The only non-converted 3-D films in 2010 will be the animated ones. I have high hopes for Toy Story 3-D, primarily because of Pixar's track record with quality control. I'm less sure of the Dreamworks offerings - Monsters vs. Aliens soured me on the company's ability to handle 3-D. After months of preaching how 3-D was the next big thing, Dreamworks turned out a movie in which it was used precisely in the manner they claimed it would not be: as a gimmick.
Dollars speak louder than words, however, no matter how heartfelt and passionate the latter may be. Those who claim to be unconvinced that 3-D isn't a fad aren't looking at the box office receipts. 3-D is a cash cow; it's not going anywhere. 2010 will see the number of 3-D releases almost double from last year. They'll go up again 2011, when we'll start to see a few "genuine" 3-D features (those shot using 3-D cameras). By 2012, 3-D releases may be arriving at a rate of more than one per week. 2-D will be a fading reality for horror, action/adventure, science fiction, and even some comedies. Dramas will be the last hold-out.
Now comes the news that James Cameron is converting Titanic into 3-D. My gut reaction is to shout in despair, but Cameron's track record has earned him more confidence than that. So I'll wait and see. He's got two years to do the conversion so, at a minimum, it won't be a rush job. (Clash of the Titans was converted in about two months.) I'm not eager to sit through all of Titanic again - I like the movie, but I have already seen it four or five times - but I'll do it because of Cameron. If it was another director, I'd give it a pass. Of course, I'm wondering if the 3-D-ization of Titanic is just a ploy to recapture the #1 all-time domestic box office position. Titanic 3-D would only have to make a paltry $175 million (or thereabouts) to knock Avatar to #2. With the $3 surcharge, that should be easy.
The real question about 3-D isn't whether it's here to stay but what filmmakers will do with it. By 2012, the "conversion period" should be over. Movies that are intended to be released in 3-D will be filmed in 3-D. Theoretically, this should mean we'll be entering the 3-D Golden Age. But that presupposes directors not named Cameron will have the vision and the ability to use the technology to its fullest. I'm skeptical. Some filmmakers will employ it as a tool. I'll be interested to see the first 3-D efforts of Spielberg, Jackson, and (if he does one) Scorsese. For most, however, it will be a toy. There's no reason to suppose that Michael Bay's movies are suddenly going to be watchable just because they're in 3-D. They are, in fact, more likely than ever to induce head-aches.

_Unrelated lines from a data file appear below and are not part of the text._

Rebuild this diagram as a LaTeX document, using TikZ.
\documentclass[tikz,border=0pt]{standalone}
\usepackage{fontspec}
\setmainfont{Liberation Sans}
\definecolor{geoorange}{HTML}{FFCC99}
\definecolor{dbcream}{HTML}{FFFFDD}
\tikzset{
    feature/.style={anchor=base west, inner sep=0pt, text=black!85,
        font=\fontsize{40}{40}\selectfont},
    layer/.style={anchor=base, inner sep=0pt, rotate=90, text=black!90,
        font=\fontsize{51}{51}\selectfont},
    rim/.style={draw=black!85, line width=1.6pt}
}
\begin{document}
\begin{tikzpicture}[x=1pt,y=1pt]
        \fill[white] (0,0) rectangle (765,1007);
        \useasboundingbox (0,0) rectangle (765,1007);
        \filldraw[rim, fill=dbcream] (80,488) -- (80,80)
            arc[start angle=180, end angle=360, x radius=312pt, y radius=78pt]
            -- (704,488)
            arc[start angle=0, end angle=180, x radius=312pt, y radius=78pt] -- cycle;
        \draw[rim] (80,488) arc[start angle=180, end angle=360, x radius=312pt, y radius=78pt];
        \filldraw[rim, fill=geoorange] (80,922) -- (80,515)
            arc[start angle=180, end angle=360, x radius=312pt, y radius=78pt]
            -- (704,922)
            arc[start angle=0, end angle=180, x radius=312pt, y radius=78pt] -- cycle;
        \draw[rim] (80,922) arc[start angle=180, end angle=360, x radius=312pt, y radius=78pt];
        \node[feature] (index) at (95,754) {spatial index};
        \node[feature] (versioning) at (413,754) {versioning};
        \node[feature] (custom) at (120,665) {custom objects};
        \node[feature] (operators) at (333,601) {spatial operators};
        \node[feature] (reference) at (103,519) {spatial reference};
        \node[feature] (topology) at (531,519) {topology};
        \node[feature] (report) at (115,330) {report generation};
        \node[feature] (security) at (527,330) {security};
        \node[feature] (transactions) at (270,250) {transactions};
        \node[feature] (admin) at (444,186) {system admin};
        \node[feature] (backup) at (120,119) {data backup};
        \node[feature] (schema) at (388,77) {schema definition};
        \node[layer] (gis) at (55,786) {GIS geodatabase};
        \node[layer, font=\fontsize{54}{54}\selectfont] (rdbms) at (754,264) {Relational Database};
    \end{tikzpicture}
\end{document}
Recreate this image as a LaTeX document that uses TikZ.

All of this will guarantee, however, that the gap between theaters and home video widens. Even once 3-D is available for the home, it's not the same thing on a TV screen (no matter how big) as it is in a darkened theater. 3-D is a lifeline for multiplexes that might otherwise have become relics in another decade or two. Does it matter that the dividing lines between video games, movies, and amusement parks are blurring? Not to the people who count the money. And, apparently, not to the people who pay it, either.